The FX Center uses two Raspberry Pi Zeros. The first records audio with a USB microphone, calculates the frequency response (FFT), and displays the response on an RGB Matrix display. I used the Adafruit RGB Matrix Bonnet to drive the display.

The second Raspberry Pi Zero plugs into a custom PCB that includes the NFC reader, I2S audio amplifiers, and a GPIO expander. Details for this PCB can be found on my Raspberry Pi NFC/Audio Skirt Hackaday project page. The three knobs are 16-position BCD (Binary Coded Decimal) rotary switches. Each switch signal pin is connected to a Raspberry Pi GPIO.


3D Prints

The character blocks are made from PETG, and were printed using a Prusa Mini.
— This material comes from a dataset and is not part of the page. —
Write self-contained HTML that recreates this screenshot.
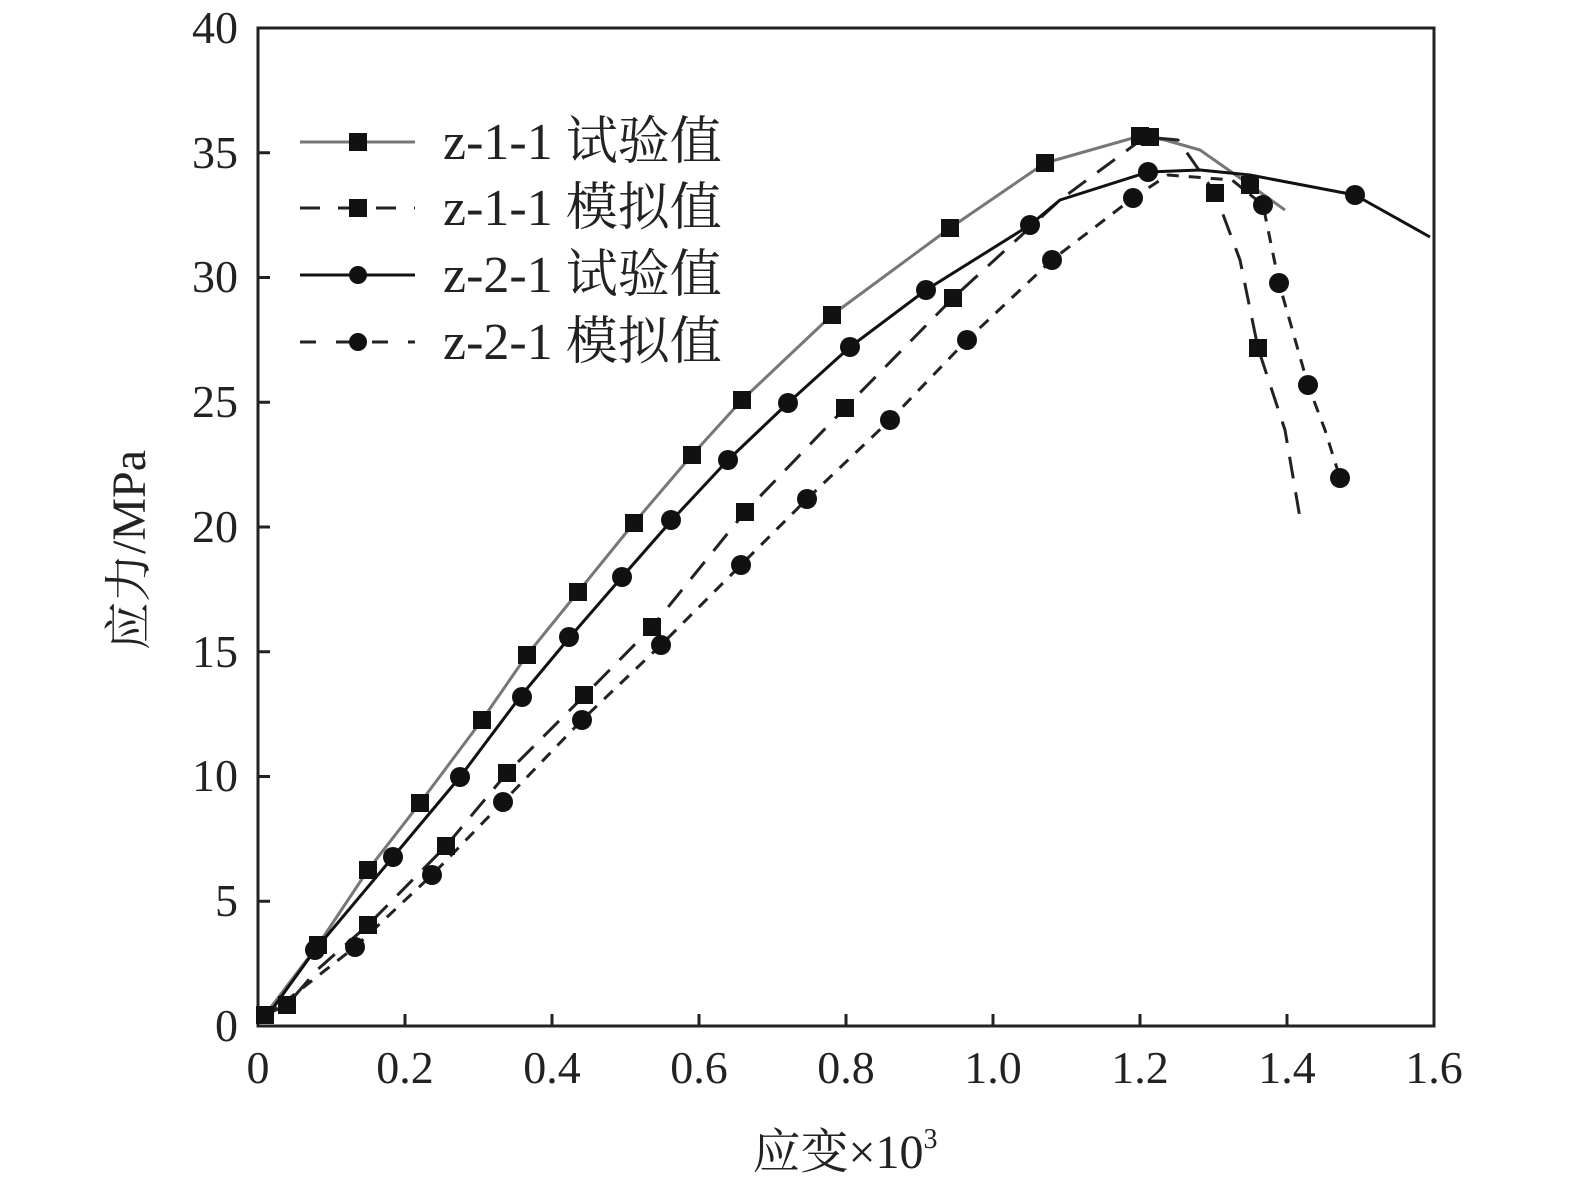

There is a cavity in the middle of the block holding a couple of disk magnets and an NFC tag sticker. The prints were paused midway, and the tag and magnets were glued down. Models for the blocks can be found on my GitHub repository. The light blue character alignment holders were also 3D printed and glued to the front panel.


Enclosure

The enclosure is made entirely from wood. The frame is build from a single 1x4" picked up at my local Home Depot. The center panel is made from a cedar plywood panel (also from Home Depot). I routed a channel all around the inside of the frame for the panel to slide into. The large panel cutout for the display was cut using a Jigsaw while the rest of the holes were made with a cordless drill and hole saw blades. The cover over the display was cut from a sheet of 1/8" acryllic.


Software

Audio Visualizer

The audio visualizer Pi code is written in C++. The program is run as a daemon at Raspberry Pi boot. The display and microphone are put to sleep initially and wake up only when an NFC tag is detected (the two Pis are connected via a GPIO signal). After a 10 minute timeout the audio visualizer goes back to sleep. For audio recording, the program uses the PortAudio library. The FFT is calculated using the Kiss-FFT library. The FFT calculation is then converted to a logarithmic scale and drawn on the display using the LED-matrix library from Henner Zeller.

NFC/Audio

The NFC/Audio Pi application code is written mostly in Python, which is also run as a daemon at boot time. The only exception is the interface to the NFC reader, which is written in C using the libnfc library. The C application to poll for NFC tags and return the tag's UID is continuously called by the main Python application. 

The I2S audio output was configured using a script from Adafruit. The audio and sound effects are played and applied using Linux's sox library, where the appropriate shell commands are called from the Python application.